Net billing by agencies is backfiring on brands

International Creative Services MD Anne Miles
By International Creative Services MD Anne Miles | 5 April 2018

The ad agency model can learn a lot from the production industry about becoming valuable and remaining profitable. Having been client side recently working with a big agency, the wastage was a very rude shock to witness. It could be that net billing, once seen to be the heart of transparency, is actually self-defeating and pushing reliance on time sheets for revenue. We need agencies to be profitable for the wider creative and production industry to survive, and we need brands to get the best value in the work they get in order for the business to be sustainable.

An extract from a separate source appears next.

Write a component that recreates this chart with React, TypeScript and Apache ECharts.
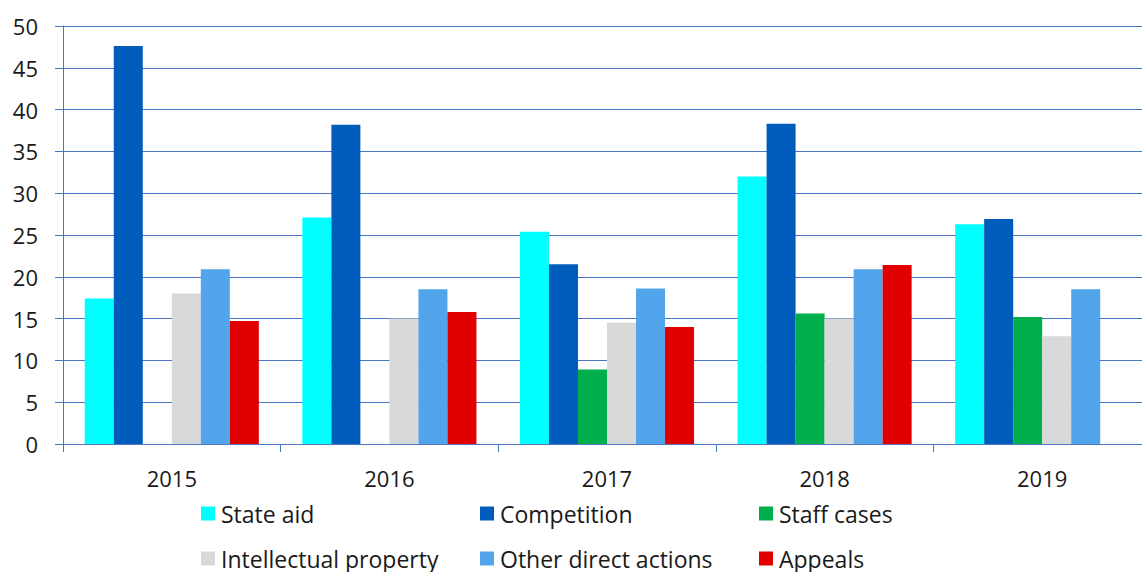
import React, { useEffect, useRef } from "react";
import * as echarts from "echarts";

const years = ["2015", "2016", "2017", "2018", "2019"];
const stateAid = [17.4, 27.1, 25.4, 32.0, 26.3];
const competition = [47.6, 38.2, 21.5, 38.3, 26.9];
const staffCases = [null, null, 8.9, 15.6, 15.2];
const intellectualProperty = [18.0, 15.0, 14.5, 15.0, 12.9];
const otherDirectActions = [20.9, 18.5, 18.6, 20.9, 18.5];
const appeals = [14.7, 15.8, 14.0, 21.4, null];

const seriesNames = [
  "State aid",
  "Competition",
  "Staff cases",
  "Intellectual property",
  "Other direct actions",
  "Appeals",
];
const seriesData = [stateAid, competition, staffCases, intellectualProperty, otherDirectActions, appeals];
const colors = ["#00FFFF", "#005CBB", "#00AE4C", "#D9D9D9", "#52A5EA", "#E00000"];

const FONT = "'Open Sans', 'Noto Sans', sans-serif";
const TEXT = "#1a1a1a";
const AXIS = "#4B74C2";

export default function App() {
  const ref = useRef<HTMLDivElement>(null);
  useEffect(() => {
    if (!ref.current) return;
    const chart = echarts.init(ref.current, undefined, { renderer: "svg" });
    const legendPos = [
      [201, 502],
      [480, 502],
      [759, 502],
      [201, 547],
      [480, 547],
      [759, 547],
    ];
    chart.setOption({
      animation: false,
      color: colors,
      textStyle: { fontFamily: FONT },
      grid: { left: 63, top: 26, bottom: 128, right: 9, containLabel: false },
      legend: seriesNames.map((n, i) => ({
        data: [n],
        left: legendPos[i][0],
        top: legendPos[i][1],
        padding: 0,
        icon: "rect",
        itemWidth: 14,
        itemHeight: 14,
        selectedMode: false,
        textStyle: { fontFamily: FONT, fontSize: 23, color: TEXT, padding: [0, 0, 0, 1] },
      })),
      xAxis: {
        type: "category",
        data: years,
        axisLine: { show: true, lineStyle: { color: AXIS, width: 1 } },
        axisTick: { show: true, length: 8, lineStyle: { color: AXIS } },
        axisLabel: { fontFamily: FONT, fontSize: 22, color: TEXT, margin: 23 },
      },
      yAxis: {
        type: "value",
        min: 0,
        max: 50,
        interval: 5,
        axisLine: { show: true, lineStyle: { color: AXIS, width: 1 } },
        axisTick: { show: true, length: 8, lineStyle: { color: AXIS } },
        splitLine: { show: true, lineStyle: { color: AXIS, width: 1 } },
        axisLabel: { fontFamily: FONT, fontSize: 22, color: TEXT, margin: 25 },
      },
      series: seriesNames.map((n, i) => ({
        name: n,
        type: "bar",
        data: seriesData[i].map((v) => (v === null ? "-" : v)),
        barGap: "0%",
        barCategoryGap: "20%",
        itemStyle: { color: colors[i] },
      })),
    });
    return () => chart.dispose();
  }, []);
  return (
    <div
      ref={ref}
      style={{ position: "fixed", left: 0, top: 0, width: 1160, height: 572, background: "#fff" }}
    />
  );
}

As a business coach to creative industries in the past it was evident that the agency’s own process and the reliance on billing for time as the revenue model is actually hurting the agencies the most with massive write-offs sometimes difficult to ever recover from, and in turn costing their clients, in a self-defeating spiral of co-dependence like two snakes eating each other’s tails.

In the past, agencies used to work on a fixed commission basis on production costs and on media, however without the incentive to drive savings and without relativity to value of work, this wasn’t viable and we can’t go back there either.

The production industry used to work on a Cost Plus model until around 15 years ago. This is really a similar fixed commission structure, with an agreed commission on top of all costs. It would be hard to imagine an ad agency accepting an arrangement like this from a production supplier these days for the fact that there is no incentive to maintain lowest costs or to provide efficiencies.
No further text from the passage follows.